5. BWX Technology (BWXT)
- Market Capitalization: $10 billion
- Annual revenue: $2.7 billion
- Three-year revenue growth average: 8.70%
- Years of revenue growth: 8
- Operating margin: 12.70%
- Annual net income: $277 million
BWX Technology Business Overview
BWX designs, makes and sells nuclear components for government and commercial customers. The product offering includes reactors, fuel, proprietary valves and manifolds, steam generators and heat exchangers.
Why BWX Is A Top Choice
The International Atomic Energy Agency (IAEA) says there is global momentum for nuclear expansion. Nuclear energy is gaining popularity as a low-carbon source of electricity. The defense sector also relies on nuclear energy to power highly efficient submarines. IAEA projects world nuclear capacity will more than double by 2050.
Increasing interest in nuclear energy and capacity growth benefit BWX, a leader in naval nuclear reactors and commercial reactor components. BWX is also the only U.S. business licensed to handle special nuclear materials. This licensing provides the company access to high-value programs for the Department of Defense and the Department of Energy.
Analysts have set an average price target of $127.50 for BWX. This is 13.74% higher than the stock’s current price.
If you are interested in targeted energy sector exposure, see this list of best energy stocks for 2025.
6. Cadre Holdings (CDRE)
- Market Capitalization: $2
- Annual revenue: $516 million
- Three-year revenue growth average: 6.16%
- Years of revenue growth: 3
- Operating margin: 11.88%
- Annual net income: $33 million
Cadre Holdings Business Overview
Cadre Holdings makes and sells safety equipment including body armor, blast sensors, bomb suits, forensic products and crowd control products. Customers include state and local law enforcement and federal agencies.
Why CDRE Is A Top Choice
Cadre has built a good business from its portfolio of safety gear brands, with increasing revenue and solid cash flow. Complementary acquisitions have been a key part of the company’s growth.
In the first three quarters of 2024, Cadre increased period-over-period revenues 9.4% despite a tough third quarter. The earnings release identifies “recent acquisitions and higher demand for armor and duty gear products” as key factors.
In January 2025, Cadre announced it would acquire Carr’s Engineering division from Carr’s Group PLC. The brands in this division provide in-demand products and services for nuclear safety and protection. The deal significantly expands Cadre’s total addressable market and client roster. Carr’s high-quality client list and long-term revenue contracts are added highlights.
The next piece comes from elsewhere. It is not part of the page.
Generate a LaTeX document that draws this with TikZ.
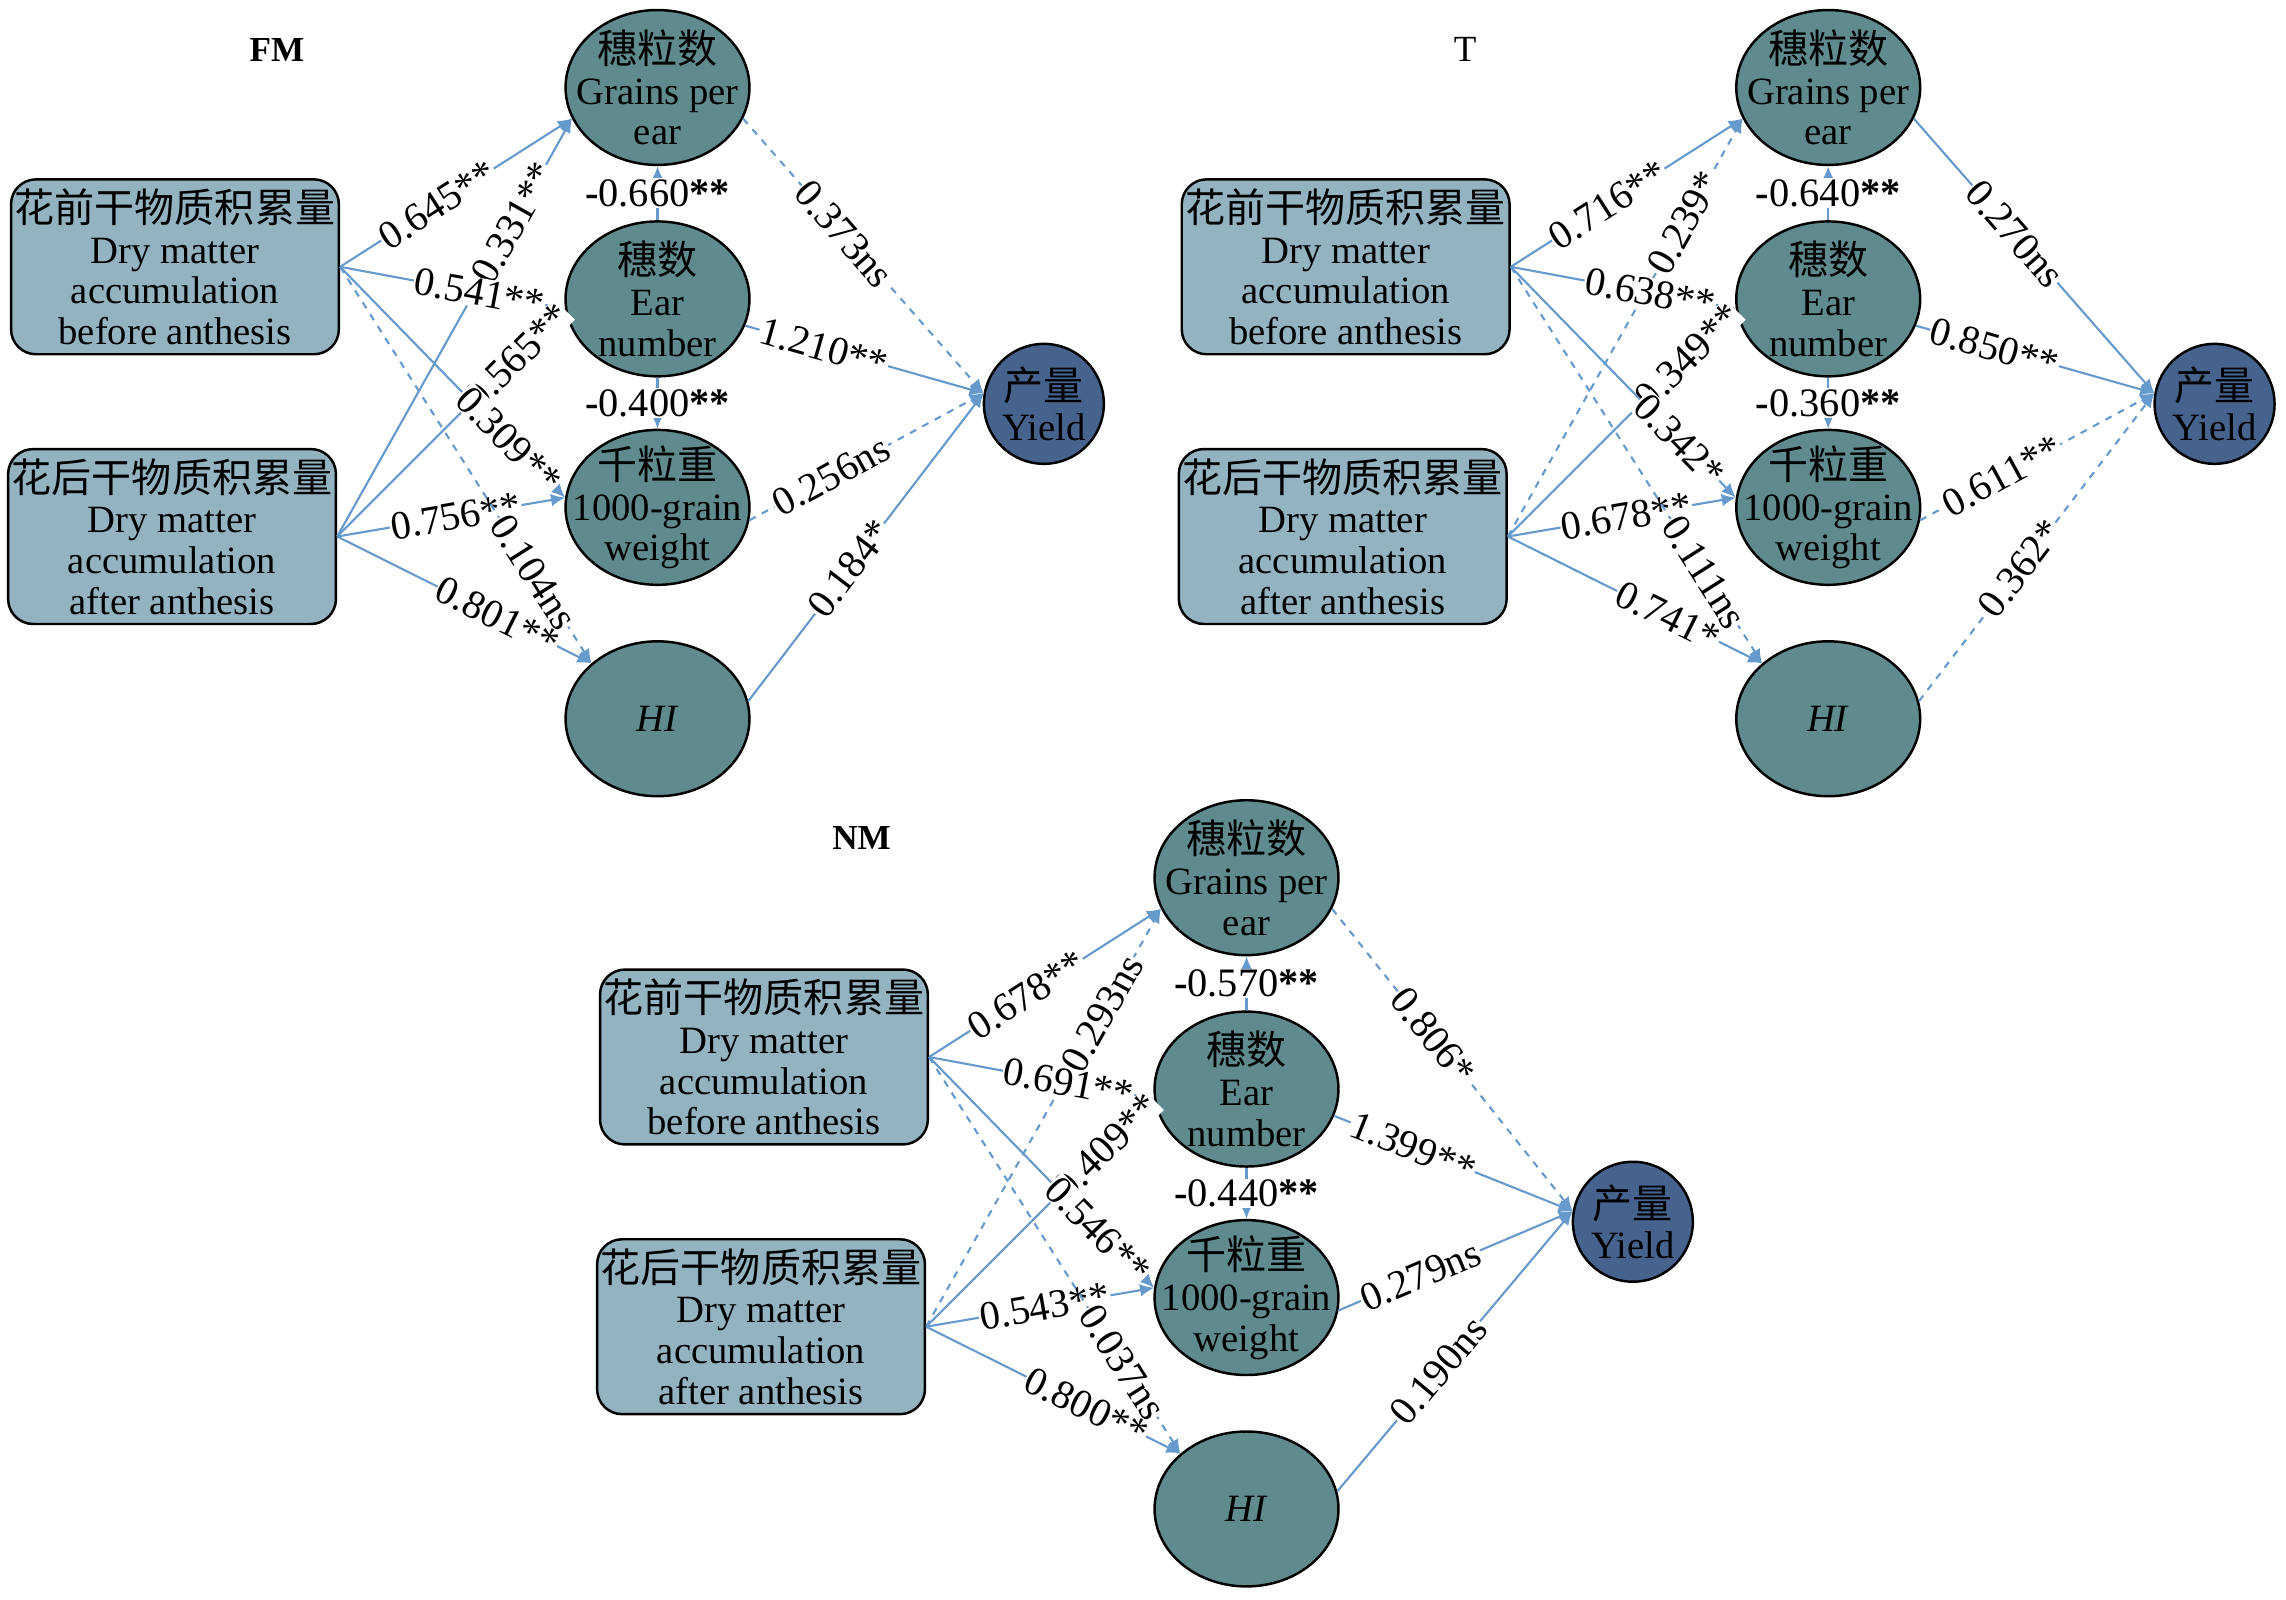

The consensus price target for Cadre is $39.75, which amounts to 2.8% upside from CDRE’s current stock price.
Bottom Line
The prevailing outlook for the defense sector is positive. If government defense spending is on the rise, targeted investment exposure to this segment can give your portfolio a nice boost. The best defense stocks often have strong revenue growth records, competitive operating margins and a full range of products and services.